Instruction:
Keep only the lines where "chart" appears.
Data shown start
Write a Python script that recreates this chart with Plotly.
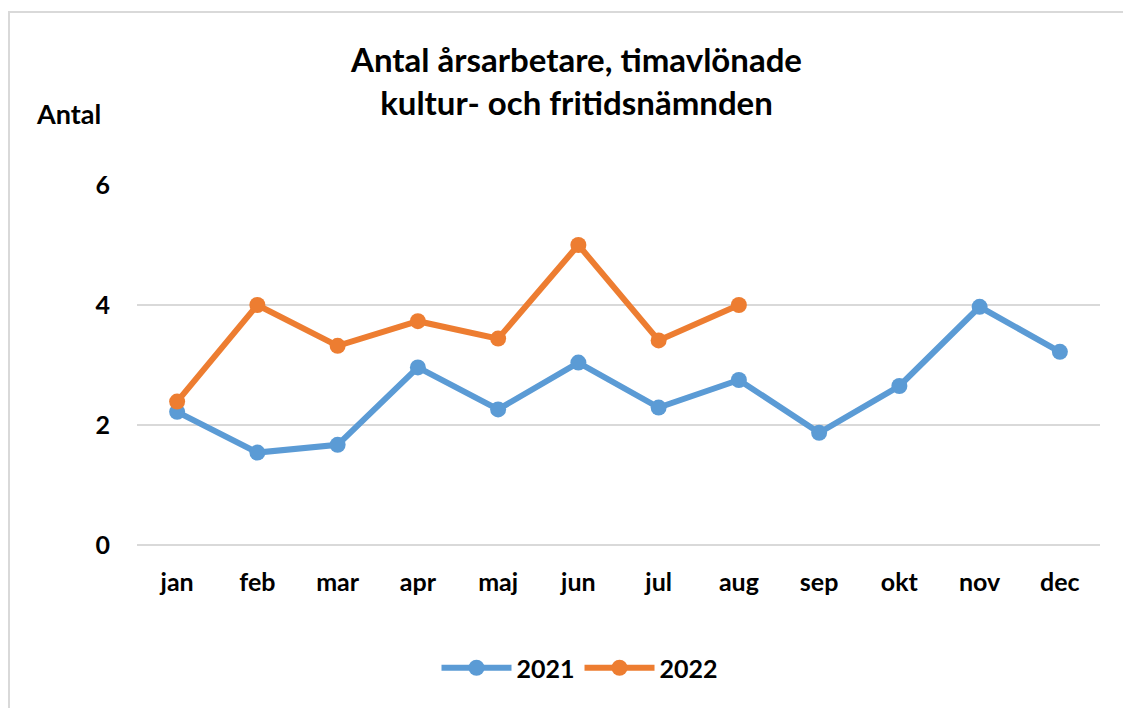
import plotly.graph_objects as go

months = ["jan", "feb", "mar", "apr", "maj", "jun", "jul", "aug", "sep", "okt", "nov", "dec"]
values_2021 = [2.22, 1.54, 1.67, 2.96, 2.26, 3.04, 2.29, 2.75, 1.87, 2.65, 3.97, 3.22]
values_2022 = [2.39, 4.0, 3.32, 3.73, 3.44, 5.0, 3.41, 4.0]
y_ticks = [0, 2, 4, 6]

FONT = "Lato"
OFF = 8  # page body margin
W, H = 1131 - OFF, 708 - OFF
L, T = 137 - OFF, 185 - OFF
pw, ph = 963, 360
R, B = W - L - pw, H - T - ph


def px_x(x):
    return (x - OFF - L) / pw


def px_y(y):
    return (T + ph - (y - OFF)) / ph


fig = go.Figure()
fig.add_trace(go.Scatter(
    x=months, y=values_2021, name="2021", mode="lines+markers",
    line=dict(color="#5B9BD5", width=6), marker=dict(size=16, color="#5B9BD5"),
))
fig.add_trace(go.Scatter(
    x=months[:len(values_2022)], y=values_2022, name="2022", mode="lines+markers",
    line=dict(color="#ED7D31", width=6), marker=dict(size=16, color="#ED7D31"),
))

fig.update_layout(
    width=W, height=H,
    margin=dict(l=L, r=R, t=T, b=B, autoexpand=False),
    paper_bgcolor="white", plot_bgcolor="white",
    font=dict(family=FONT, color="#000000", size=25),
    showlegend=True,
    legend=dict(orientation="h", x=px_x(580), y=px_y(668), xanchor="center", yanchor="middle",
                font=dict(size=25, family=FONT, color="#000000", weight="bold"),
                itemwidth=70, tracegroupgap=0),
    xaxis=dict(
        categoryorder="array", categoryarray=months, range=[-0.5, 11.5],
        showgrid=False, zeroline=False, showline=False, ticks="",
        tickfont=dict(size=25, family=FONT, color="#000000", weight="bold"),
        ticklabelstandoff=20,
    ),
    yaxis=dict(
        range=[0, 6], tickvals=y_ticks, showgrid=True, gridcolor="#d9d9d9", gridwidth=2,
        zeroline=True, zerolinecolor="#d9d9d9", zerolinewidth=2, showline=False, ticks="",
        tickfont=dict(size=25, family=FONT, color="#000000", weight="bold"),
        ticklabelstandoff=26,
    ),
    annotations=[
        dict(text="Antal årsarbetare, timavlönade<br>kultur- och fritidsnämnden",
             xref="paper", yref="paper", x=px_x(576), y=px_y(81),
             xanchor="center", yanchor="middle", showarrow=False,
             font=dict(size=33, family=FONT, color="#000000", weight="bold")),
        dict(text="Antal", xref="paper", yref="paper", x=px_x(68), y=px_y(113),
             xanchor="center", yanchor="middle", showarrow=False,
             font=dict(size=27, family=FONT, color="#000000", weight="bold")),
    ],
    shapes=[
        dict(type="rect", xref="paper", yref="paper",
             x0=px_x(9), x1=px_x(1200), y0=px_y(800), y1=px_y(12),
             line=dict(color="#d9d9d9", width=2), fillcolor="rgba(0,0,0,0)", layer="below"),
    ],
)

fig.write_html("out.html")
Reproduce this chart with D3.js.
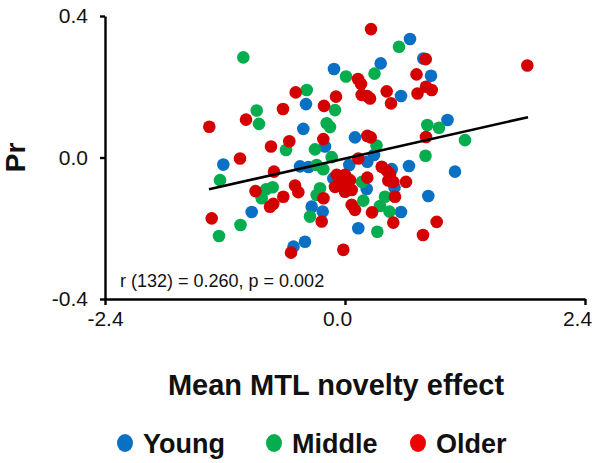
<!DOCTYPE html>
<html>
<head>
<meta charset="utf-8">
<script src="https://cdn.jsdelivr.net/npm/d3@7"></script>
<style>
  html, body { margin: 0; padding: 0; background: #fff; }
  svg { display: block; font-family: "Liberation Sans", Arial, sans-serif; }
</style>
</head>
<body>
<svg id="chart" width="600" height="463"></svg>
<script>
// ---- data ----
const groups = ["Young", "Middle", "Older"];
const youngX = [-0.11,0.357,0.65,0.783,0.86,0.56,-0.39,-0.417,0.10,-0.20,1.025,0.29,-1.217,-0.45,-0.365,0.043,0.223,0.467,0.64,1.10,-0.117,0.217,0.495,0.833,-0.333,-0.223,-0.933,0.56,0.133,-0.40,-0.515];
const youngY = [0.250,0.266,0.335,0.280,0.231,0.174,0.151,0.081,0.057,0.031,0.106,0.007,-0.020,-0.025,-0.027,-0.021,-0.012,-0.033,-0.024,-0.040,-0.059,-0.089,-0.085,-0.109,-0.139,-0.153,-0.154,-0.154,-0.200,-0.238,-0.252];
const middleX = [-1.017,0.54,0.01,0.295,-0.383,-0.10,-0.883,-0.86,-0.183,-0.15,0.823,0.94,1.20,0.315,-0.59,-0.30,-0.133,0.805,-1.25,-0.283,-0.217,-0.79,-0.723,-0.833,0.17,-0.25,-0.283,0.183,0.40,0.35,0.445,-0.35,-1.045,-1.26,0.323];
const middleY = [0.283,0.313,0.229,0.237,0.191,0.134,0.133,0.095,0.097,0.086,0.092,0.084,0.049,0.034,0.021,0.023,0.001,0.005,-0.064,-0.021,-0.033,-0.090,-0.084,-0.115,-0.069,-0.087,-0.106,-0.122,-0.111,-0.137,-0.153,-0.167,-0.191,-0.222,-0.210];
const olderX = [0.26,1.823,0.807,0.13,0.16,0.715,-0.493,-0.09,0.167,0.22,0.25,0.417,0.46,0.725,0.81,0.867,-0.21,-0.62,-0.99,-1.357,-0.217,0.223,0.257,0.81,-0.74,-0.557,-1.05,0.133,-0.71,0.367,0.417,0.45,-0.083,0.0,-0.05,-0.10,0.017,0.05,0.0,0.067,0.223,0.433,0.483,0.61,-0.50,-0.467,-0.215,0.50,-0.895,-0.75,-0.717,-0.617,0.067,0.10,0.27,-0.233,0.483,0.917,0.78,-1.333,-0.54,-0.017];
const olderY = [0.363,0.260,0.278,0.222,0.208,0.235,0.184,0.172,0.177,0.174,0.167,0.187,0.153,0.181,0.200,0.191,0.146,0.137,0.107,0.087,0.052,0.061,0.057,0.058,0.031,0.046,-0.003,-0.003,-0.040,-0.026,-0.037,-0.047,-0.049,-0.049,-0.068,-0.083,-0.073,-0.064,-0.097,-0.092,-0.057,-0.065,-0.069,-0.069,-0.079,-0.098,-0.115,-0.111,-0.095,-0.139,-0.131,-0.111,-0.134,-0.148,-0.155,-0.181,-0.184,-0.182,-0.219,-0.172,-0.269,-0.261];
const fitX = [-1.36, 1.83];
const fitY = [-0.090, 0.114];
const xTicks = [-2.4, 0.0, 2.4];
const yTicks = [-0.4, 0.0, 0.4];
const xTitle = "Mean MTL novelty effect";
const yTitle = "Pr";
const statText = "r (132) = 0.260, p = 0.002";

const pointColors = { Young: "#0a70c4", Middle: "#05ad4f", Older: "#d40000" };
const legendColors = { Young: "#0a70c4", Middle: "#05ad4f", Older: "#f00000" };

// ---- drawing ----
const svg = d3.select("#chart");
const x = d3.scaleLinear().domain([-2.4, 2.4]).range([105, 585]);
const y = d3.scaleLinear().domain([-0.4, 0.4]).range([299, 16]);
const fmt = v => d3.format(".1f")(v).replace("\u2212", "-");

const series = [
  { name: "Young", xs: youngX, ys: youngY },
  { name: "Middle", xs: middleX, ys: middleY },
  { name: "Older", xs: olderX, ys: olderY }
];

// points
const pts = [];
series.forEach(s => s.xs.forEach((v, i) => pts.push({ g: s.name, x: v, y: s.ys[i] })));
svg.append("g").selectAll("circle").data(pts).join("circle")
  .attr("cx", d => x(d.x)).attr("cy", d => y(d.y)).attr("r", 6.3)
  .attr("fill", d => pointColors[d.g]);

// regression line
svg.append("line")
  .attr("x1", x(fitX[0])).attr("y1", y(fitY[0]))
  .attr("x2", x(fitX[1])).attr("y2", y(fitY[1]))
  .attr("stroke", "#000").attr("stroke-width", 2.6);

// axes
const yAxis = svg.append("g").attr("transform", `translate(${x(-2.4)},0)`)
  .call(d3.axisLeft(y).tickValues(yTicks).tickFormat(fmt).tickSize(5).tickSizeOuter(0).tickPadding(12));
const xAxis = svg.append("g").attr("transform", `translate(0,${y(-0.4)})`)
  .call(d3.axisBottom(x).tickValues(xTicks).tickFormat(fmt).tickSize(6).tickSizeOuter(0).tickPadding(6));
[yAxis, xAxis].forEach(a => {
  a.select(".domain").attr("stroke", "#000").attr("stroke-width", 2.4);
  a.selectAll(".tick line").attr("stroke", "#000").attr("stroke-width", 2.4);
  a.selectAll("text").attr("font-size", 21).attr("fill", "#111")
    .attr("font-family", "'Liberation Sans', Arial, sans-serif");
});
xAxis.selectAll(".tick text").attr("dx", d => d < 0 ? 0 : -8);

// stat annotation
svg.append("text").attr("x", 120).attr("y", 287)
  .attr("font-size", 18).attr("fill", "#111").text(statText);

// axis titles
svg.append("text").attr("transform", `translate(25,${y(0)}) rotate(-90)`)
  .attr("text-anchor", "middle").attr("font-size", 28).attr("font-weight", "bold")
  .attr("fill", "#111").text(yTitle);
svg.append("text").attr("x", 336).attr("y", 395)
  .attr("text-anchor", "middle").attr("font-size", 29).attr("font-weight", "bold")
  .attr("fill", "#111").text(xTitle);

// legend
const legendX = [125, 274, 418];
const leg = svg.append("g").selectAll("g").data(groups).join("g")
  .attr("transform", (d, i) => `translate(${legendX[i]},443)`);
leg.append("ellipse").attr("rx", 8).attr("ry", 9).attr("fill", d => legendColors[d]);
leg.append("text").attr("x", 18).attr("y", 9.5)
  .attr("font-size", 27).attr("font-weight", "bold").attr("fill", "#111").text(d => d);
</script>
</body>
</html>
Data shown end
Answer to the problem:
Write a Python script that recreates this chart with Plotly.
Reproduce this chart with D3.js.
<svg id="chart" width="600" height="463"></svg>
const svg = d3.select("#chart");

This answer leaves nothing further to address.